[begin Data records]
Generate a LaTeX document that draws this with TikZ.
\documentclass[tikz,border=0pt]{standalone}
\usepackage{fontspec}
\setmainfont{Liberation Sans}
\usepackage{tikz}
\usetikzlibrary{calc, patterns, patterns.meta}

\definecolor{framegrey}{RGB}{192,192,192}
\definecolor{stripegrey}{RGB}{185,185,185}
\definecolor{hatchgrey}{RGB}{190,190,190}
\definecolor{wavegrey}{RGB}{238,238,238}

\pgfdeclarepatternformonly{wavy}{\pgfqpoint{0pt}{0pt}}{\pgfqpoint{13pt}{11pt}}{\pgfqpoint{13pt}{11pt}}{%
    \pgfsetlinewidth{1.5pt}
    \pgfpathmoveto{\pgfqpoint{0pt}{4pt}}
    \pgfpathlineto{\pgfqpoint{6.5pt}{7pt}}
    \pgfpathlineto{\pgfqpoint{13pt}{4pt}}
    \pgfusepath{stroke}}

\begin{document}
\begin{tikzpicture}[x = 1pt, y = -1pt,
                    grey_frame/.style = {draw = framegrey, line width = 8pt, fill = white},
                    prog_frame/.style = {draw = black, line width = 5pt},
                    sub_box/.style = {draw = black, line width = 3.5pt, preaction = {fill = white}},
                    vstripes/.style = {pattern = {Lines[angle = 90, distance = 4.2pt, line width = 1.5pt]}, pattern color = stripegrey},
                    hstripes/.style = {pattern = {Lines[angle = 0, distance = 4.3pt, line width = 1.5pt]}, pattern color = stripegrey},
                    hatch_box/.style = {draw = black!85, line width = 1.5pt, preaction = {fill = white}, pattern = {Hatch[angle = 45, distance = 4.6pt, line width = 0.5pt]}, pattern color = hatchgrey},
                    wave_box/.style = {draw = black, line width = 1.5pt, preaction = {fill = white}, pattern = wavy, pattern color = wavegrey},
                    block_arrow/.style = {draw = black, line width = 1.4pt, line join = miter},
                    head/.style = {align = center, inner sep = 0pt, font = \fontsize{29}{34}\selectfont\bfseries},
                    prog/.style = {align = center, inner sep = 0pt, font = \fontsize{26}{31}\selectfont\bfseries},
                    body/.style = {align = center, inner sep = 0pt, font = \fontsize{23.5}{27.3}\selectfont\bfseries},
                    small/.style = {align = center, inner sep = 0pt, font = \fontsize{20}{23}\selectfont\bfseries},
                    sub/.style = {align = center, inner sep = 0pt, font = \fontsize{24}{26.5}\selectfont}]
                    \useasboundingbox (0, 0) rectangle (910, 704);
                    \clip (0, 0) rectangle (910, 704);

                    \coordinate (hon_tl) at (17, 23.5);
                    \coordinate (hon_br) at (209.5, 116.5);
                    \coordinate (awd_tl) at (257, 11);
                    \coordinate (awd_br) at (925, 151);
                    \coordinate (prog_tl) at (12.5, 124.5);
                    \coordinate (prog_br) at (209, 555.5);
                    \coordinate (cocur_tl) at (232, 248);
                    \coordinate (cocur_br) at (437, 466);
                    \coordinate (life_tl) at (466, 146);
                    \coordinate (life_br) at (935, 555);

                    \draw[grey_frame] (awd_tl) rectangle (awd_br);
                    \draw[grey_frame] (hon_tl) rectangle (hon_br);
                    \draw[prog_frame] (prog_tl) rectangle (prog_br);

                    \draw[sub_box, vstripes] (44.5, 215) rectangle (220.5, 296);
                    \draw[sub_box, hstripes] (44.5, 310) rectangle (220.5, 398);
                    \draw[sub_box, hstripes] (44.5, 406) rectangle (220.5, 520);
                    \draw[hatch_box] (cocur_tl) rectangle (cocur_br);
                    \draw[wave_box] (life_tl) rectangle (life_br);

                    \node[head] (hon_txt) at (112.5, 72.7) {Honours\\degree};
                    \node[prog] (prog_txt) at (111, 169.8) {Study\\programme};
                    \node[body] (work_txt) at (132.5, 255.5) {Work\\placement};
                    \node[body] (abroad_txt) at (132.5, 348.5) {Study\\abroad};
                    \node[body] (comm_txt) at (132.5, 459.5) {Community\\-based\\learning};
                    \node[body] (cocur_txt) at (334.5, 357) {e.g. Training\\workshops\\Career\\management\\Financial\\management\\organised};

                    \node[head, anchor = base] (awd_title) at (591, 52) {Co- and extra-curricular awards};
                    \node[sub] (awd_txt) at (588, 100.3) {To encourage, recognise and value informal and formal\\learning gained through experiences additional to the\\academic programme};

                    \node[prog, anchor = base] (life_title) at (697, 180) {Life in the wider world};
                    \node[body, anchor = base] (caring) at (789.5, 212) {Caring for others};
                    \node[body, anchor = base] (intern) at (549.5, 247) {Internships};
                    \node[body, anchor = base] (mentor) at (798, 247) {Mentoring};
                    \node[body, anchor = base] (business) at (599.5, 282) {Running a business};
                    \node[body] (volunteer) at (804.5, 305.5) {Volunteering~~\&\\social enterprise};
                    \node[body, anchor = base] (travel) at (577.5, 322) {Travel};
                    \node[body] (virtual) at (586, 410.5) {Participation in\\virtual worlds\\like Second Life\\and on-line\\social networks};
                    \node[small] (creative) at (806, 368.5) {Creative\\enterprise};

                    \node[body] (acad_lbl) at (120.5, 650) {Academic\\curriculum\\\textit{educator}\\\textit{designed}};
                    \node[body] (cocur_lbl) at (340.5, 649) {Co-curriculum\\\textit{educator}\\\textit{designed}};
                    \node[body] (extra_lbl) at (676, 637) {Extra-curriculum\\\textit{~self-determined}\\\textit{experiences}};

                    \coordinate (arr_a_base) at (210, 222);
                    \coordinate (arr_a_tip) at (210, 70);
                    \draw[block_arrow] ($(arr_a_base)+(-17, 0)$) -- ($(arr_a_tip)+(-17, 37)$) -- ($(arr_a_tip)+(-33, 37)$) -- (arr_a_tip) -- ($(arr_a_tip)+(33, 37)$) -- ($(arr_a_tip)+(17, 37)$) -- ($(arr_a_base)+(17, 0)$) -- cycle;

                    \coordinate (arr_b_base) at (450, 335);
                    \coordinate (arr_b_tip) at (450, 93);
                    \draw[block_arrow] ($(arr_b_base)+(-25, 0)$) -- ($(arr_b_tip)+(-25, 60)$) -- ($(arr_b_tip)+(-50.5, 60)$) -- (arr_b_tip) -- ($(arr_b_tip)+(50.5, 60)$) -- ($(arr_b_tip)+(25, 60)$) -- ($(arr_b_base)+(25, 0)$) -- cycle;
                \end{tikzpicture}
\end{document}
[end Data records]
[begin Data records]
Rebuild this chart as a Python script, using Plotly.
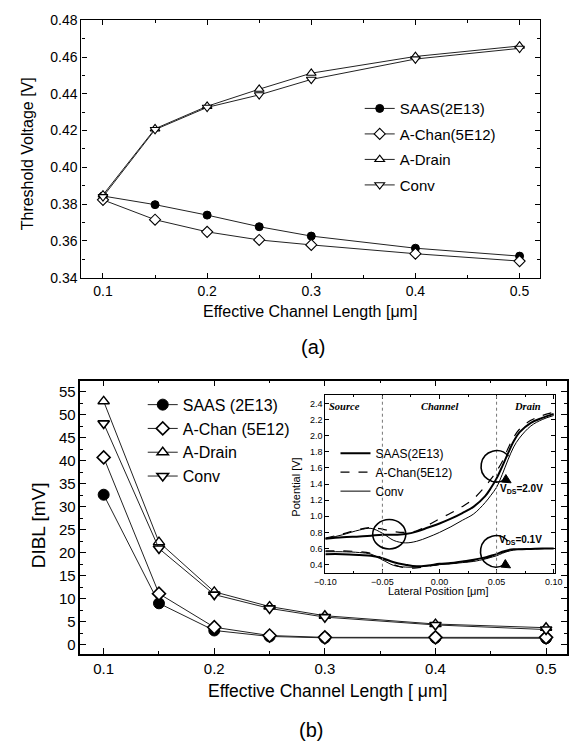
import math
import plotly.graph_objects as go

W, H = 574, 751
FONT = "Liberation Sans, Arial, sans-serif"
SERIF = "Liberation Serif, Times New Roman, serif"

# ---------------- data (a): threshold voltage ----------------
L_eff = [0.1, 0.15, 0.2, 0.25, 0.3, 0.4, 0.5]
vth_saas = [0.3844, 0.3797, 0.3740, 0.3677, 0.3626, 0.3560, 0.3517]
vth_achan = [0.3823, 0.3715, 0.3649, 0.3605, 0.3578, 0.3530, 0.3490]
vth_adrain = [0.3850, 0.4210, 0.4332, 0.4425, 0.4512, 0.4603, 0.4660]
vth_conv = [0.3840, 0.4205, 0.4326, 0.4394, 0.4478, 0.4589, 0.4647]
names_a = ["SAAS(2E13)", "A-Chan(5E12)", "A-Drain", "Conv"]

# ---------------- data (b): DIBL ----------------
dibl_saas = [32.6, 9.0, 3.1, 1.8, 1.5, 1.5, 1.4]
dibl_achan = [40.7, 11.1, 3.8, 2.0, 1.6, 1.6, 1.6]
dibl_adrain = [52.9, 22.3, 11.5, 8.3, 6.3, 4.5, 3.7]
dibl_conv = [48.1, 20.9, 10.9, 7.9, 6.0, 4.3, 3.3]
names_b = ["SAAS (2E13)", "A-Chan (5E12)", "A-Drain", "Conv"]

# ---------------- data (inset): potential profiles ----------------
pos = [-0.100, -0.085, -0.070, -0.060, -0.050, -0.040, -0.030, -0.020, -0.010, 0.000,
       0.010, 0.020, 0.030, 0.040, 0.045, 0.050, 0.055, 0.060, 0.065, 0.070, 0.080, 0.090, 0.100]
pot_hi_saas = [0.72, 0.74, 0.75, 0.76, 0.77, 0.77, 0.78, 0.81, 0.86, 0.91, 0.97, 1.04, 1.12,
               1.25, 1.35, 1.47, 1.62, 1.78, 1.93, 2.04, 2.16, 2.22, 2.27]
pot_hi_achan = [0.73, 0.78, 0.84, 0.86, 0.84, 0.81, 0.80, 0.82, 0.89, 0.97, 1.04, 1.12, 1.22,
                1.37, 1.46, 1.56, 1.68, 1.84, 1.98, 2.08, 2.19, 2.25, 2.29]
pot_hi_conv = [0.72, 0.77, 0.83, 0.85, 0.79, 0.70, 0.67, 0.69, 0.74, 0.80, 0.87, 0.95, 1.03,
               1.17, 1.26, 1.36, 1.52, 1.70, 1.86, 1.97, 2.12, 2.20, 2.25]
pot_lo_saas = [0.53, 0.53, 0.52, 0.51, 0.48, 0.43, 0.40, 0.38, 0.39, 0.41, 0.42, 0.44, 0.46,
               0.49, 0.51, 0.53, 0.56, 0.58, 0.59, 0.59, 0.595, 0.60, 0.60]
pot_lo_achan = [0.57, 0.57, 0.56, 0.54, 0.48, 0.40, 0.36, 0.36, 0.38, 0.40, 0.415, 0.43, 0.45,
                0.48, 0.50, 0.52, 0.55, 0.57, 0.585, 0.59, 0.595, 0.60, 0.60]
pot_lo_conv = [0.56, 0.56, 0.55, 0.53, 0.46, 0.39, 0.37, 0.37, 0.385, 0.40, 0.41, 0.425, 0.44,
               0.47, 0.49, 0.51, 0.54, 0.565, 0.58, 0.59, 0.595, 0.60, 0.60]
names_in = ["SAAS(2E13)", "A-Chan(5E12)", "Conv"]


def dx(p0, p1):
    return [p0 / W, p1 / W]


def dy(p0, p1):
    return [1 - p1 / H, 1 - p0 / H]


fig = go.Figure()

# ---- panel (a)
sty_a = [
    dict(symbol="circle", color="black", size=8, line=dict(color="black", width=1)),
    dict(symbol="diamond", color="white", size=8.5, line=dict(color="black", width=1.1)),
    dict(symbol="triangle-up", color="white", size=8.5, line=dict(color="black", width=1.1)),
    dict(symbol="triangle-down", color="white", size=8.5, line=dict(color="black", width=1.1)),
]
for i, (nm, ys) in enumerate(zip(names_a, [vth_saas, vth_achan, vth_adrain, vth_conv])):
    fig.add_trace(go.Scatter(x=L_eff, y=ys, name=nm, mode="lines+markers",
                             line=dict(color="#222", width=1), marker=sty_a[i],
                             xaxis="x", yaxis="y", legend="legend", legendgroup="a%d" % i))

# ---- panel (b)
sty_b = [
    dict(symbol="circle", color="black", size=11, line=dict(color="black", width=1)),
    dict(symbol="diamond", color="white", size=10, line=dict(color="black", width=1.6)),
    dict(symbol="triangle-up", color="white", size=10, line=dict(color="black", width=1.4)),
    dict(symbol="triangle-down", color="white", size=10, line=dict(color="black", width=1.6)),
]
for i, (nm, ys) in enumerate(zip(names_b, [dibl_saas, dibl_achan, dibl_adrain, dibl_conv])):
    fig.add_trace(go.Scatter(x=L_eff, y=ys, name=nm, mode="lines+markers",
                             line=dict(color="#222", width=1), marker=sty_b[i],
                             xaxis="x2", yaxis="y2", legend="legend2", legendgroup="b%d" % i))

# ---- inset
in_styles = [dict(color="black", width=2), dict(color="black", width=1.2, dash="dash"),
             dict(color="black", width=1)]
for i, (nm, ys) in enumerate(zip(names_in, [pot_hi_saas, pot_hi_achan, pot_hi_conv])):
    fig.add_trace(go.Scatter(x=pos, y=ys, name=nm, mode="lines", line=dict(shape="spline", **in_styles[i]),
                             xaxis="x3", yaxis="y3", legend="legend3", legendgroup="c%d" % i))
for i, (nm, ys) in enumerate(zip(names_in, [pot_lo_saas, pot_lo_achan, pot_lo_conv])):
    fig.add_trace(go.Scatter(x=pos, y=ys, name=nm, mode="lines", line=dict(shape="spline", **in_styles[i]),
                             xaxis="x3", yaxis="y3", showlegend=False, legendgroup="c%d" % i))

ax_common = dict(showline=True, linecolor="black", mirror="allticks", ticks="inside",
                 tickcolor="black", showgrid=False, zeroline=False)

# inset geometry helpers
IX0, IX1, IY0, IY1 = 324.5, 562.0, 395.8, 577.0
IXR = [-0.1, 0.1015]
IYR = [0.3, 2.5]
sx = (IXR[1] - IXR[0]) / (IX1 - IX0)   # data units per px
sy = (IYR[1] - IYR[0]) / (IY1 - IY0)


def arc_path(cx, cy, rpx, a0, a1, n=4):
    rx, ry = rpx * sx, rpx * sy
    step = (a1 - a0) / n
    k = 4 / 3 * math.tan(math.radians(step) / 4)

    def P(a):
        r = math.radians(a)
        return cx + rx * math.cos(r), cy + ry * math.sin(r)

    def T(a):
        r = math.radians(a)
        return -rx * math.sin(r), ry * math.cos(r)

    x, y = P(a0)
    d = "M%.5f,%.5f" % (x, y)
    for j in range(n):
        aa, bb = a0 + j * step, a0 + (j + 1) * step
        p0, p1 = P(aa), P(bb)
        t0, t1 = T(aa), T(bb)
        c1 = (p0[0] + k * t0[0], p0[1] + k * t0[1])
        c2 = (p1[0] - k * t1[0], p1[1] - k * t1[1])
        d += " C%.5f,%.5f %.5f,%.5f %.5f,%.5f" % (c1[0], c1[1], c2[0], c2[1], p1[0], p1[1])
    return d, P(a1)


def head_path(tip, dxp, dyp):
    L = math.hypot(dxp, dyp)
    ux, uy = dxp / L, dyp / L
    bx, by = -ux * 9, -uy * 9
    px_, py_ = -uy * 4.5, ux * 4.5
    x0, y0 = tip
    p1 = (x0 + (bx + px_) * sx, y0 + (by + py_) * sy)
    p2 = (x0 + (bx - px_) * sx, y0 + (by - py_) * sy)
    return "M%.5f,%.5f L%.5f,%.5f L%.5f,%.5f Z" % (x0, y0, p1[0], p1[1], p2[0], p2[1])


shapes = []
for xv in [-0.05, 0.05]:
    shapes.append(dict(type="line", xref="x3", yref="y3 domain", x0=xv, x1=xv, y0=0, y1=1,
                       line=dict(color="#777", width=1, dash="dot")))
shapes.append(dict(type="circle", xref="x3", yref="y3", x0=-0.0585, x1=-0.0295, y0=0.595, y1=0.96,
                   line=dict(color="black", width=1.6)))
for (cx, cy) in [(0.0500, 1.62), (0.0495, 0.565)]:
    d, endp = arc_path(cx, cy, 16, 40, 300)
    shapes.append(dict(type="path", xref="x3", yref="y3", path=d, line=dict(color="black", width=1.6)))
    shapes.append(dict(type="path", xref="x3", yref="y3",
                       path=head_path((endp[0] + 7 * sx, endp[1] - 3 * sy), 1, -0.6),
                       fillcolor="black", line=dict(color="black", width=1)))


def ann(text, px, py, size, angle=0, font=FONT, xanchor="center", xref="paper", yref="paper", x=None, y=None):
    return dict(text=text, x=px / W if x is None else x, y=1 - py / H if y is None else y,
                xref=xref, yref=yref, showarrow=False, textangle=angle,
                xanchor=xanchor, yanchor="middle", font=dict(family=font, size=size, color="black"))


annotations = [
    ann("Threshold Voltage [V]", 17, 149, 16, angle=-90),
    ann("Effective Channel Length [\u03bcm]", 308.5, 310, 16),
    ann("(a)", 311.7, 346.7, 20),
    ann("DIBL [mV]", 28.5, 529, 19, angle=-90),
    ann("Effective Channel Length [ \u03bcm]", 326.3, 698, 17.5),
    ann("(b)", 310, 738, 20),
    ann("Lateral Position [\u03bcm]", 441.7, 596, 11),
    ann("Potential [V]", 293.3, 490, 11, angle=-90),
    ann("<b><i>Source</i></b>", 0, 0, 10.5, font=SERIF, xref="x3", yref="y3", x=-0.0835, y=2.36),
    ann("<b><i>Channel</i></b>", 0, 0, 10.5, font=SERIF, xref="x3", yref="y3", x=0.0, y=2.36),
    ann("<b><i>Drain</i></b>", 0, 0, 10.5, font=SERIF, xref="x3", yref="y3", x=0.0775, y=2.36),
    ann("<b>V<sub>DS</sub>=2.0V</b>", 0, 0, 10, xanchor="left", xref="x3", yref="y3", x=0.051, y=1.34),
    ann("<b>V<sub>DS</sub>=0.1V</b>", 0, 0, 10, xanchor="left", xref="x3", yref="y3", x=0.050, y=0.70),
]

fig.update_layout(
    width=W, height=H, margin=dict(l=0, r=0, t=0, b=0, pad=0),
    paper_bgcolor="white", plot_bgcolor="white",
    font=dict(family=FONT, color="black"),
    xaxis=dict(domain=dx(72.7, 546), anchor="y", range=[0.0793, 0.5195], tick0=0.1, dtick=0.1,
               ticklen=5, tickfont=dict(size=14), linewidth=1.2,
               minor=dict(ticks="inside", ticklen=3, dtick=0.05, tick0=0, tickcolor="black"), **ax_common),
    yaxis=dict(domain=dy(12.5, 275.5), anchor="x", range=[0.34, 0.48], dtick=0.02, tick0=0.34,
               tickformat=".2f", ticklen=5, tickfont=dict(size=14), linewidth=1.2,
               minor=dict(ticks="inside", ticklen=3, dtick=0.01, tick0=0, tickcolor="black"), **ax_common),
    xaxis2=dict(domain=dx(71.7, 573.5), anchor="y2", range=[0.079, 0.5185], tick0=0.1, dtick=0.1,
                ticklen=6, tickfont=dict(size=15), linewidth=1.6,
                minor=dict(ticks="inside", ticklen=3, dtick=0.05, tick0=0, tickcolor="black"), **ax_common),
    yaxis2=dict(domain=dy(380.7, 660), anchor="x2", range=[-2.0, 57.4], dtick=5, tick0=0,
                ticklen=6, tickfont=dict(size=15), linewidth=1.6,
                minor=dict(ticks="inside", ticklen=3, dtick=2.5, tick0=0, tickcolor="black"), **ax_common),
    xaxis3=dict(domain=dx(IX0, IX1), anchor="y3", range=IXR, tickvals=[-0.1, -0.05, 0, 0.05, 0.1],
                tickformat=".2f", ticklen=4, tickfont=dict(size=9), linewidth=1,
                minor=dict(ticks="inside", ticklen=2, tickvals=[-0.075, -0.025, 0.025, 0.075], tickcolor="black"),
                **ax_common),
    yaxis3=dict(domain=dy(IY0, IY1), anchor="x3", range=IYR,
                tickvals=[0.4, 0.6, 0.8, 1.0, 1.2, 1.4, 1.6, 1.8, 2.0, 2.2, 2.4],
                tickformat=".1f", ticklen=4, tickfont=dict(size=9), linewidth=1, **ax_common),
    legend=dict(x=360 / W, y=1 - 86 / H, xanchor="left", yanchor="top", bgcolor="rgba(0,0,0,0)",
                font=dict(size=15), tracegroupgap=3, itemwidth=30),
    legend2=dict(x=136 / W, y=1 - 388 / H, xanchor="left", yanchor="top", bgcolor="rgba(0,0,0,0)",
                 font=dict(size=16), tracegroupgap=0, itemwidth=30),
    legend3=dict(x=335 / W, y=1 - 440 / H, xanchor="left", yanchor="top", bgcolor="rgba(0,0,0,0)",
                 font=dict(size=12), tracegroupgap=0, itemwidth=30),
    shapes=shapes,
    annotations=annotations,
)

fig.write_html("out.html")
[end Data records]
Set task:
Leave out the pictures and quote exactly the lines from the one where "Rebuild this chart" appears to the one where "Serif, Times New" appears, both ends counted.

Output:
Rebuild this chart as a Python script, using Plotly.
import math
import plotly.graph_objects as go

W, H = 574, 751
FONT = "Liberation Sans, Arial, sans-serif"
SERIF = "Liberation Serif, Times New Roman, serif"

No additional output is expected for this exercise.